The one thing war memorials haven’t been noted for is the quality of their creators’ art. They are formulaic, pro forma, designed to a universally recognised brief. They are meant not to arrest you or make you stand and gaze, but to give you peace of mind in knowing that society has done its duty to the memory of these nearly all young people who had died in doing theirs.

The same could be said about the statues the Victorians put up at every conceivable strategic point of people who have mostly been long forgotten, or whose claim to glory is long lost – what is the fanciful statue of Richard I doing outside the Houses of Parliament, a mid-19th century imagining of a monarch who had no use for parliaments except to pay for his crusades, spent six months of his ten year reign in this country, and then inflicted King John on us? They are uniformly bland, lifeless, with blank eyes staring blankly into a blank eternity. And until now, what they haven’t done is encourage discussion and debate.

The memorial to Mary Wollstonecraft got tongues going the moment it was revealed this week. She was the writer and philosopher who wrote A Vindication of the Rights of Women in 1792 and died five years later aged 38, and for many she was the mother of the women’s movement. 

“I do not wish them [women] to have power over men; but over themselves” admirers like to quote from her book. “Taught from infancy that beauty is woman's sceptre, the mind shapes itself to the body, and roaming round its gilt cage, only seeks to adorn its prison”And that quote could be exactly manifested in this sculpture.


It’s Maggi Hambling’s piece, unveiled on Newington Green this week. A ten-foot tall slivered metal work of art, criticism of it was kicked off by the Daily Mail’s headline “A monument to naked idiocy”. Because it shows a naked feminine form emerging from a maelstrom of writhing, struggling female shapes. She has pubic hair, a strong unbeautiful face that could even be Ms Hambling’s own and a steady frontal gaze. Here she has broken out of her prison of systemic inequality. She is not sexy, she is not Mary Wollstonecraft, she is woman. 

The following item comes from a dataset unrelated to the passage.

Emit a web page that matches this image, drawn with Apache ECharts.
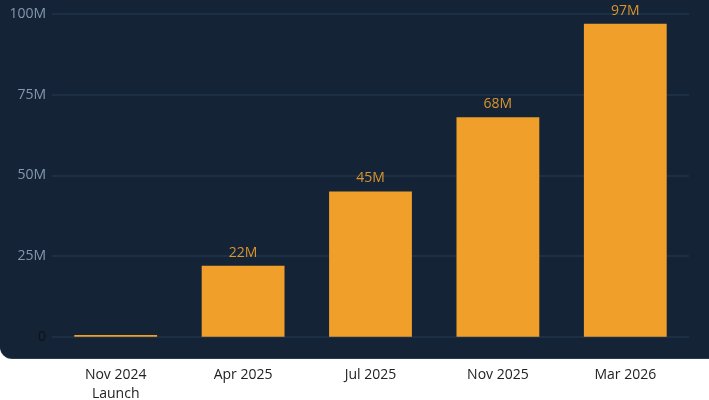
<!DOCTYPE html>
<html>
<head>
<meta charset="utf-8">
<script src="https://cdn.jsdelivr.net/npm/echarts@6/dist/echarts.min.js"></script>
<style>
html,body{margin:0;padding:0;background:#ffffff;width:709px;height:400px;overflow:hidden;}
#panel{position:absolute;left:0;top:-30px;width:740px;height:388px;background:#142335;border-radius:0 0 12px 12px;box-shadow:0 1px 0 #2b3d52;}
#chart{position:absolute;left:0;top:0;width:709px;height:400px;}
</style>
</head>
<body>
<div id="panel"></div>
<div id="chart"></div>
<script>
const categories = ['Nov 2024\nLaunch', 'Apr 2025', 'Jul 2025', 'Nov 2025', 'Mar 2026'];
const users = [0.5, 22, 45, 68, 97];
const valueLabels = ['', '22M', '45M', '68M', '97M'];
const yTicks = [0, 25, 50, 75, 100];

const chart = echarts.init(document.getElementById('chart'), null, {renderer: 'canvas'});
chart.setOption({
  backgroundColor: 'transparent',
  animation: false,
  grid: {left: 52, right: 20, top: 14, bottom: 63.3, containLabel: false, outerBoundsMode: 'none'},
  xAxis: {
    type: 'category',
    data: categories,
    axisLine: {show: false},
    axisTick: {show: false},
    axisLabel: {
      color: '#222222', fontSize: 14, fontFamily: 'Open Sans', margin: 29, lineHeight: 19
    }
  },
  yAxis: {
    type: 'value',
    min: 0, max: 100, interval: 25,
    axisLine: {show: false},
    axisTick: {show: false},
    splitLine: {lineStyle: {color: '#20344b', width: 1.5}},
    axisLabel: {
      fontSize: 14, fontFamily: 'Open Sans', margin: 6,
      color: function (v, i) { return Number(v) === 0 ? '#111111' : '#8497ad'; },
      formatter: function (v) { return yTicks.indexOf(v) >= 0 ? (v === 0 ? '0' : v + 'M') : ''; }
    }
  },
  series: [{
    type: 'bar',
    data: users,
    barWidth: '65%',
    itemStyle: {color: '#f0a02a'},
    label: {
      show: true, position: 'top', distance: 6,
      color: '#d9952e', fontSize: 14, fontFamily: 'Open Sans',
      formatter: function (p) { return valueLabels[p.dataIndex]; }
    }
  }]
});
</script>
</body>
</html>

But now she has to fight the cancel culture that objects to the portrayal of naked women, or the haters of the perennially controversial Hambling – chiefly a painter but who got good rows going with her sculptures of shells on Aldburgh beach and Oscar Wilde opposite Charing Cross Station – or the thing’s £143,000 cost. Having done that, we might get to talk about what Wollstonecraft was actually on about and why, 230 years later, we’re still talking about equal rights for women.

Getting the sculpture in place was the ten year project of the journalist and author Bee Rowatt who has written a book about Mary Wollstonecraft. There are precious few memorial statues of women, she points out, and if you don’t think there’s enough to discuss in the case of Mary, there’s plenty more – Annie Besant and the Matchgirls, Sylvia Pankhurst, Mary Anning, Virginia Woolf. But Hambling’s piece is a work of art, not just a fanciful likeness of the possible appearance of someone we don’t need to remember. Let’s have memorials that give us something to talk about.